L’Observatoire vous prie de bien vouloir écrire aux autorités tchadiennes en leur demandant de :

i. Garantir en toutes circonstances l’intégrité physique et le bien-être
psychologique de Maxvelt Yogangnan Loalngar et de Mahamat Nour Ibedou
ainsi que de l’ensemble des défenseurs des droits humains au Tchad ;

ii. Mener une enquête effective, indépendante et impartiale sur les
allégations de violences commises par les forces de l’ordre lors de
l’arrestation de Maxvelt Yogangnan Loalngar et Mahamat Nour Ibedou, et
de sanctionner les responsables conformément à la loi en cas de
manquements avérés ;

iii. Mettre un terme à toute forme de harcèlement, y compris au niveau
judiciaire, à l’encontre de Maxvelt Yogangnan Loalngar et de Mahamat
Nour Ibedou et de l’ensemble des défenseurs des droits humains au Tchad
afin qu’ils puissent mener leurs activités quotidiennes et de défense
des droits humains librement et sans entrave.

    Adresses :

    • Maréchal Idriss Deby, Président de la République du Tchad. Email : http://www.presidencetchad.org/nous_ecrire.php
    • M. Djimet Arabi, Ministre de la Justice, Garde des Sceaux, chargé des Droits Humains, Email : contact@minjustchad.org
    • Mission permanente de la République du Tchad auprès de l’Office des Nations Unies à Genève, Suisse. Email : mission.tchad@bluewin.ch
    • Mission permanente de la République de Tchad auprès du Royaume de Belgique, des Pays Bas, du Grand-Duché de Luxembourg, du Royaume Uni et Représentation Permanente auprès de l’Union Européenne et du Groupe Afrique Caraïbes et Pacifique, Belgique. Email : contact@ambassadedutchad.be

    Prière d’écrire également aux représentations diplomatiques du Tchad dans vos pays respectifs.

    ***

    Paris-Genève, le 25 mars 2021

    Merci de bien vouloir informer l’Observatoire de toutes actions entreprises en indiquant le code de cet appel.

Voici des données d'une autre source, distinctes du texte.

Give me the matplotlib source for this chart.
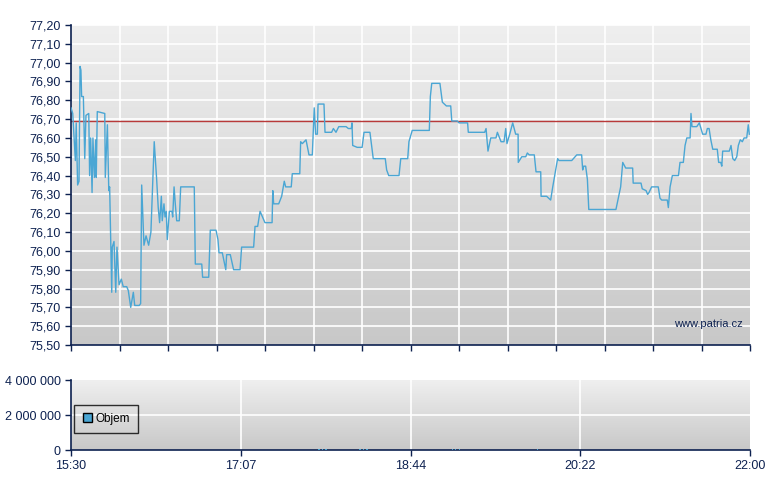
import numpy as np
import matplotlib
matplotlib.use("Agg")
import matplotlib.pyplot as plt
from matplotlib.colors import LinearSegmentedColormap
from matplotlib.patches import Patch

# minutes after 15:30
minutes = [0, 1.0, 2.5, 3.0, 3.8, 4.6, 5.2, 5.7, 6.1, 7.1, 7.9, 8.6, 10.2, 10.7, 11.3, 12.1, 12.6, 13.4,
           14.2, 14.5, 15.1, 19.4, 19.7, 20.9, 21.7, 22.2, 23.4, 23.7, 24.7, 25.7, 26.4, 27.6, 28.9, 30.0,
           32.0, 32.9, 34.3, 35.8, 36.6, 39.2, 40.0, 40.6, 41.9, 43.1, 44.6, 45.9, 47.8, 49.2, 50.1, 50.9,
           51.9, 52.4, 53.4, 54.0, 54.7, 55.3, 56.5, 58.0, 58.4, 59.2, 59.9, 60.7, 62.2, 63.0, 70.8, 71.4,
           75.1, 75.6, 79.1, 80.0, 83.3, 84.4, 85.0, 86.9, 88.9, 89.4, 91.5, 93.4, 97.1, 98.0, 104.9, 105.7,
           107.2, 108.6, 111.4, 115.5, 115.9, 116.4, 119.3, 121.0, 122.5, 123.3, 126.5, 127.1, 131.4, 131.9,
           132.9, 135.0, 136.7, 138.6, 139.7, 140.5, 141.5, 141.9, 145.3, 145.9, 149.7, 150.7, 152.2, 153.8,
           158.0, 159.3, 161.0, 161.4, 161.8, 164.4, 167.2, 168.3, 171.7, 173.6, 180.5, 181.3, 182.5, 188.4,
           189.4, 193.4, 194.1, 196.0, 205.8, 206.4, 207.2, 211.9, 213.3, 215.6, 218.1, 218.7, 221.9, 222.9,
           227.8, 228.2, 237.6, 238.4, 239.5, 241.1, 244.1, 244.9, 247.0, 248.7, 249.7, 250.4, 252.0, 253.7,
           255.4, 256.8, 256.9, 258.9, 261.2, 262.1, 263.2, 266.1, 267.1, 269.8, 270.0, 273.2, 275.5, 276.7,
           278.4, 279.5, 280.3, 287.6, 290.5, 293.3, 293.9, 294.5, 295.6, 296.6, 297.4, 313.0, 315.7, 316.9,
           318.6, 322.6, 322.9, 327.4, 328.1, 330.3, 331.2, 332.0, 333.5, 337.3, 338.3, 339.3, 342.5, 343.1,
           344.1, 345.4, 348.9, 349.8, 351.7, 352.7, 353.7, 355.6, 356.1, 356.7, 359.4, 360.9, 362.8, 364.7,
           365.5, 366.5, 367.5, 368.6, 371.2, 372.0, 373.2, 373.8, 374.3, 378.1, 379.1, 380.1, 381.2, 382.4,
           383.3, 384.4, 385.6, 386.6, 388.1, 389.0, 389.6]
prices = [76.76, 76.73, 76.48, 76.68, 76.35, 76.37, 76.98, 76.96, 76.82, 76.82, 76.49, 76.72, 76.73, 76.40,
          76.60, 76.31, 76.60, 76.39, 76.59, 76.39, 76.74, 76.73, 76.39, 76.67, 76.32, 76.34, 75.78, 76.02,
          76.05, 75.78, 76.02, 75.82, 75.85, 75.81, 75.81, 75.79, 75.70, 75.78, 75.71, 75.71, 75.72, 76.35,
          76.03, 76.08, 76.03, 76.10, 76.58, 76.38, 76.23, 76.15, 76.29, 76.16, 76.25, 76.18, 76.21, 76.06,
          76.21, 76.21, 76.18, 76.34, 76.25, 76.16, 76.16, 76.34, 76.34, 75.93, 75.93, 75.86, 75.86, 76.11,
          76.11, 76.06, 75.99, 75.99, 75.90, 75.98, 75.98, 75.90, 75.90, 76.02, 76.02, 76.13, 76.13, 76.21,
          76.15, 76.15, 76.32, 76.25, 76.25, 76.29, 76.37, 76.34, 76.34, 76.41, 76.41, 76.58, 76.57, 76.59,
          76.51, 76.51, 76.76, 76.62, 76.62, 76.78, 76.78, 76.63, 76.63, 76.65, 76.63, 76.66, 76.66, 76.65,
          76.65, 76.68, 76.56, 76.55, 76.55, 76.63, 76.63, 76.49, 76.49, 76.43, 76.40, 76.40, 76.49, 76.49,
          76.58, 76.64, 76.64, 76.82, 76.89, 76.89, 76.79, 76.77, 76.77, 76.69, 76.69, 76.68, 76.68, 76.63,
          76.63, 76.65, 76.53, 76.60, 76.60, 76.63, 76.58, 76.58, 76.65, 76.57, 76.62, 76.68, 76.62, 76.62,
          76.47, 76.50, 76.50, 76.52, 76.51, 76.51, 76.42, 76.42, 76.29, 76.29, 76.27, 76.34, 76.43, 76.49,
          76.48, 76.48, 76.51, 76.51, 76.43, 76.45, 76.45, 76.38, 76.22, 76.22, 76.34, 76.47, 76.44, 76.44,
          76.36, 76.36, 76.33, 76.32, 76.30, 76.31, 76.34, 76.34, 76.28, 76.27, 76.27, 76.23, 76.34, 76.40,
          76.40, 76.47, 76.47, 76.56, 76.60, 76.60, 76.73, 76.66, 76.66, 76.68, 76.62, 76.62, 76.65, 76.65,
          76.59, 76.54, 76.54, 76.47, 76.47, 76.45, 76.53, 76.53, 76.56, 76.49, 76.48, 76.50, 76.56, 76.59,
          76.58, 76.60, 76.60, 76.67, 76.62]
prev_close = 76.69

vol_minutes = [142.5, 144.5, 146.5, 166.0, 168.0, 170.0, 219.0, 221.0, 223.0, 268.0]
vol_values = [40000, 40000, 40000, 40000, 40000, 40000, 50000, 40000, 40000, 30000]

y_ticks = [75.50, 75.60, 75.70, 75.80, 75.90, 76.00, 76.10, 76.20, 76.30, 76.40, 76.50, 76.60, 76.70,
           76.80, 76.90, 77.00, 77.10, 77.20]
vol_ticks = [0, 2000000, 4000000]
vol_tick_labels = ["0", "2 000 000", "4 000 000"]
time_ticks = [0, 97.5, 195, 292.5, 390]
time_labels = ["15:30", "17:07", "18:44", "20:22", "22:00"]

LINE = "#4aa6d4"
NAVY = "#0d2150"
plt.rcParams['font.family'] = ['Liberation Sans', 'DejaVu Sans']

fig = plt.figure(figsize=(7.8, 4.9), dpi=100)
ax = fig.add_axes([71/780, 1-345/490, (750-71)/780, 320/490])
axv = fig.add_axes([71/780, 1-450/490, (750-71)/780, 70/490])

cmap = LinearSegmentedColormap.from_list("g", ["#c8c8c8", "#efefef"])
for a in (ax, axv):
    a.imshow(np.linspace(0, 1, 256)[:, None], extent=[0, 1, 0, 1], transform=a.transAxes,
             aspect='auto', cmap=cmap, origin='lower', zorder=0)
    a.set_xlim(0, 390)
    for s in ('top', 'right'):
        a.spines[s].set_visible(False)
    for s in ('left', 'bottom'):
        a.spines[s].set_color(NAVY)
        a.spines[s].set_linewidth(1.2)
    a.tick_params(colors=NAVY, labelcolor=NAVY, labelsize=9, length=4, width=1)

# main chart
ax.set_ylim(75.50, 77.20)
ax.set_yticks(y_ticks)
ax.set_yticklabels([f"{v:.2f}".replace('.', ',') for v in y_ticks])
main_xt = np.linspace(0, 390, 15)
ax.set_xticks(main_xt)
ax.set_xticklabels([])
for t in main_xt[1:-1]:
    ax.axvline(t, color='white', lw=1.2, zorder=1)
for v in y_ticks[1:]:
    ax.axhline(v, color='white', lw=1.2, zorder=1)
ax.axhline(prev_close, color='#b83a3a', lw=1.0, zorder=2)
ax.plot(minutes, prices, color=LINE, lw=1.0, zorder=3)
ax.text(0.99, 0.065, "www.patria.cz", transform=ax.transAxes, ha='right', va='center',
        color=NAVY, fontsize=8)

# volume chart
axv.set_ylim(0, 4000000)
axv.set_yticks(vol_ticks)
axv.set_yticklabels(vol_tick_labels)
axv.set_xticks(time_ticks)
axv.set_xticklabels(time_labels)
for t in time_ticks[1:-1]:
    axv.axvline(t, color='white', lw=1.2, zorder=1)
axv.axhline(2000000, color='white', lw=1.2, zorder=1)
axv.bar(vol_minutes, vol_values, width=0.8, color=LINE, zorder=3)
leg = axv.legend(handles=[Patch(facecolor=LINE, edgecolor='black', label='Objem')],
                 loc='upper left', bbox_to_anchor=(0.005, 0.65), frameon=True, fancybox=False,
                 fontsize=8.5, handlelength=0.75, handleheight=0.75,
                 handletextpad=0.35, borderpad=0.7, borderaxespad=0)
frame = leg.get_frame()
frame.set_facecolor('none')
frame.set_edgecolor('black')
frame.set_linewidth(1.0)

fig.savefig("out.png", dpi=100, facecolor='white')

    L’Observatoire, partenariat de la FIDH et de l’OMCT, a vocation à protéger les défenseurs des droits de l’Homme victimes de violations et à leur apporter une aide aussi concrète que possible. La FIDH et l’OMCT sont membres de ProtectDefenders.eu, le mécanisme de l’Union européenne pour les défenseurs des droits de l’Homme mis en œuvre par la société civile internationale.

    Pour contacter l’Observatoire, appeler La Ligne d’Urgence :

    • Tel FIDH : +33 1 43 55 25 18
    • Tel OMCT : +41 22 809 49 39

    [1] La LTDH est une ONG de défense et de promotion des droits humains, œuvrant pour la bonne gouvernance au Tchad, en Afrique et dans le monde.

    [2] La CTDDH a pour but d’œuvrer pour la paix, la liberté et pour le respect des droit fondamentaux de la personne humaine, de lutter pour la promotion de la démocratie et le développement du pays, d’œuvrer pour la promotion de la bonne gouvernance.

    [3] Notamment aux articles 19 et 21 du Pacte international relatif aux droits civils et politiques de 1966.